Inside the secret garden, Mary finds a great many rosebushes, and standard roses that have been allowed to grow as large as trees; the flowerless vines of climbing roses have overgrown all else, and make lovely curtains in the air. It is a strange and silent place, for no one has entered it for ten years; Mary thinks it must be very different from gardens that have not been so abandoned. Since it is winter, everything in the garden has gone brown or gray, and Mary cannot be certain whether the flora are dead or alive. She fiercely hopes that everything in the garden has not died.
Mary feels that the garden is "a world all her own," and that there might be no one at all alive for hundred of miles—and yet she is not lonely while she is there. She finds a few green shoots pushing up through the earth, eager for spring. Mary is quite thrilled at the thought that something is still living in the garden, and sets about weeding the space around these early flowers, so that they might grow more quickly. She occupies herself with this weeding all day.
That night, at the manor, Mary asks Martha for tools to help her in gardening. Martha tells Mary to write a letter to Dickon: he would certainly agree to buy tools and flower seeds on one of his trips to Thwaite, the village nearby. Mary writes the letter, and is very excited by the idea that Dickon will bring the supplies to her himself—she had never expected to see the boy whom even the animals adore. Martha also mentions that her mother has agreed to have Mary visit the cottage, and Mary realizes that she is eager to meet her as well, for "She doesn't seem to be like the mothers in India." When Martha briefly steps out of the room, Mary hears the same far-off crying as she did during the storm. Martha again refuses to admit that she too hears the sound, and flees the room to avoid answering Mary's questions.
The secret garden has the same fairy-tale quality that permeates the rest of the novel. The flowers within it have grown into "curtains," as if guided by an innate intelligence; the word "curtains" suggests both the veiling of a mystery (the keeping of a secret) and, contradictorily, the placement of the garden on a stage of its own making. This symbolizes the garden's new status as an "open secret," one that Mary now knows.

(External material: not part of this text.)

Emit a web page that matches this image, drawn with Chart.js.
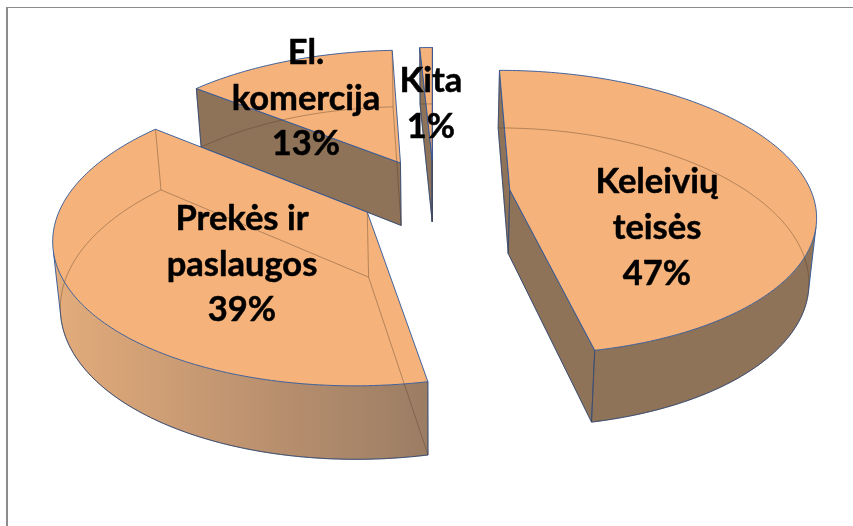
<!DOCTYPE html>
<html><head><meta charset="utf-8">
<style>html,body{margin:0;padding:0;background:#fff}#w{width:853px;height:526px}</style>
<script src="https://cdn.jsdelivr.net/npm/chart.js@4"></script>
</head><body><div id="w"><canvas id="c" width="853" height="526"></canvas></div>
<script>
const categories = ["Keleivių teisės", "Prekės ir paslaugos", "El. komercija", "Kita"];
const shares = [46.8, 39.0, 13.4, 0.8];
const labelLines = [["Keleivių", "teisės"], ["Prekės ir", "paslaugos"], ["El.", "komercija"], ["Kita"]];

// view of the tilted pie
const VIEW = {cx: 434, cy: 193.4, k: 0.000525, q: 0.462, radius: 302, explode: 76.5, depth: 64, taper: 0.98};
const TOP = "#F5B27A", WALL = "#8E7359";
const EDGE = "rgba(47,85,151,0.9)", HIDDEN = "rgba(80,55,35,0.38)";
const FONT = "bold 34.5px Lato, 'Open Sans', sans-serif";
const LABEL_AT = [[657, 193, 46], [242, 230, 45.5], [306, 64, 45.5], [431, 92, 46]];
const DRAW_ORDER = [3, 2, 0, 1];

function project(gx, gy) {
  const w = 1 - VIEW.k * gy;
  return {x: VIEW.cx + gx / w, y: VIEW.cy + VIEW.q * gy / w, w};
}
function lower(p) {
  return {x: VIEW.cx + (p.x - VIEW.cx) * VIEW.taper, y: p.y + VIEW.depth / Math.pow(p.w, 0.7)};
}
function path(ctx, pts, close) {
  ctx.beginPath();
  pts.forEach((p, i) => i ? ctx.lineTo(p.x, p.y) : ctx.moveTo(p.x, p.y));
  if (close) ctx.closePath();
}
function sliceGeometry(arc) {
  const {startAngle: a0, endAngle: a1} = arc.getProps(["startAngle", "endAngle"], true);
  const m = (a0 + a1) / 2;
  const ox = VIEW.explode * Math.cos(m), oy = VIEW.explode * Math.sin(m);
  const at = a => project(ox + VIEW.radius * Math.cos(a), oy + VIEW.radius * Math.sin(a));
  const n = Math.max(4, Math.ceil((a1 - a0) * 60));
  const rim = [], angles = [];
  for (let i = 0; i <= n; i++) { const a = a0 + (a1 - a0) * i / n; angles.push(a); rim.push(at(a)); }
  const apex = project(ox, oy);
  const isFront = a => {
    const p = at(a - 0.002), r = at(a + 0.002), l = lower(at(a));
    const c = at(a);
    return (r.x - p.x) * (l.y - c.y) - (r.y - p.y) * (l.x - c.x) < 0;
  };
  return {rim, apex, angles, front: angles.map(isFront)};
}
function wall(ctx, a, b, fill) {
  const q = [a, b, lower(b), lower(a)];
  path(ctx, q, true);
  ctx.fillStyle = fill; ctx.fill();
  ctx.strokeStyle = EDGE; ctx.lineWidth = 1; ctx.stroke();
}
function drawSlice(ctx, arc) {
  const g = sliceGeometry(arc);
  const first = g.rim[0], last = g.rim[g.rim.length - 1];
  const cross = (a, b) => {
    const d = lower(a);
    return (b.x - a.x) * (d.y - a.y) - (b.y - a.y) * (d.x - a.x);
  };
  if (cross(g.apex, first) < -1) wall(ctx, g.apex, first, WALL);
  if (cross(g.apex, last) > 1) wall(ctx, g.apex, last, WALL);

  const run = g.rim.filter((_, i) => g.front[i]);
  if (run.length > 1) {
    const under = run.map(lower);
    const minX = Math.min(...run.map(p => p.x));
    const isLight = minX < VIEW.cx - 100;
    let fill = WALL;
    if (isLight) {
      fill = ctx.createLinearGradient(minX, 0, Math.max(...run.map(p => p.x)), 0);
      fill.addColorStop(0, "#E3AC7B");
      fill.addColorStop(0.6, "#B88F6E");
      fill.addColorStop(1, "#9B7D64");
    }
    path(ctx, run.concat(under.slice().reverse()), true);
    ctx.fillStyle = fill; ctx.fill();
    ctx.strokeStyle = EDGE; ctx.lineWidth = 1;
    path(ctx, under, false); ctx.stroke();
    path(ctx, [run[0], under[0]], false); ctx.stroke();
    path(ctx, [run[run.length - 1], under[under.length - 1]], false); ctx.stroke();
  }

  path(ctx, [g.apex].concat(g.rim), true);
  ctx.fillStyle = TOP; ctx.fill();

  // edges seen through the body
  ctx.strokeStyle = HIDDEN; ctx.lineWidth = 1;
  const floor = g.rim.map(lower);
  path(ctx, [lower(g.apex)].concat(floor), true); ctx.stroke();
  [first, last, g.apex].forEach(p => { path(ctx, [p, lower(p)], false); ctx.stroke(); });

  path(ctx, [g.apex].concat(g.rim), true);
  ctx.strokeStyle = EDGE; ctx.lineWidth = 1; ctx.stroke();
}

const tiltedPie = {
  id: "tiltedPie",
  beforeDatasetDraw(chart) {
    const ctx = chart.ctx, arcs = chart.getDatasetMeta(0).data;
    ctx.save();
    ctx.lineJoin = "round";
    DRAW_ORDER.forEach(i => drawSlice(ctx, arcs[i]));
    ctx.restore();
    return false;
  },
  afterDraw(chart) {
    const ctx = chart.ctx, values = chart.data.datasets[0].data;
    ctx.save();
    ctx.fillStyle = "#8c8c8c";
    ctx.fillRect(6, 7, chart.width - 6, 1);
    ctx.fillRect(6, 7, 2, chart.height - 7);
    ctx.fillStyle = "#000"; ctx.strokeStyle = "#000"; ctx.lineWidth = 0.5; ctx.lineJoin = "round";
    ctx.font = FONT; ctx.textAlign = "center"; ctx.textBaseline = "alphabetic";
    labelLines.forEach((lines, i) => {
      const [x, y, pitch] = LABEL_AT[i];
      lines.concat(Math.max(1, Math.round(values[i])) + "%").forEach((t, j) => {
        ctx.fillText(t, x, y + j * pitch);
        ctx.strokeText(t, x, y + j * pitch);
      });
    });
    ctx.restore();
  }
};

new Chart(document.getElementById("c"), {
  type: "pie",
  data: {labels: categories, datasets: [{data: shares, backgroundColor: TOP}]},
  options: {
    responsive: false, animation: false,
    plugins: {legend: {display: false}, tooltip: {enabled: false}}
  },
  plugins: [tiltedPie]
});
</script></body></html>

The secret garden, at this point in the novel, is strongly aligned with both Mary and the late Mistress Craven. Mary is ten years old, and the garden has been closed for ten years. Up to the moment that she steps foot into the garden, Mary too is closed off—she has loved no one, and has been utterly unloved. Because it has been so long since anyone has tended the garden, it is impossible to determine whether its flowers are dead or alive. Similarly, Mary has had no one to care for her since her birth, and has become waxen (of a lifeless color) and standoffish as a result. No one is sure whether she is really a little girl at all; Ben Weatherstaff, Martha, and Mrs. Medlock all refer to her as an "old woman."
Since Mary and the garden are so closely symbolically related, the reader realizes that the reawakening of the garden may foreshadow and effect Mary's own reawakening. This implication is strengthened by Mary's tending of the living green shoots in the garden. Though she knows nothing about gardening, she clears space around them because it seems that "they do not have enough room to [breathe and] grow"; this description can be likened to Mary's own experience of being moved from India to the wide-open spaces of the moor. She, too, has been given room to breathe. Her tending of the green shoots also recalls the play- gardening she did in India; now, instead of sand and cut flowers that have no hope of thriving, Mary has been given living plants in a real garden. Once again, England is aligned with life and wakefulness, and India with death and sleep.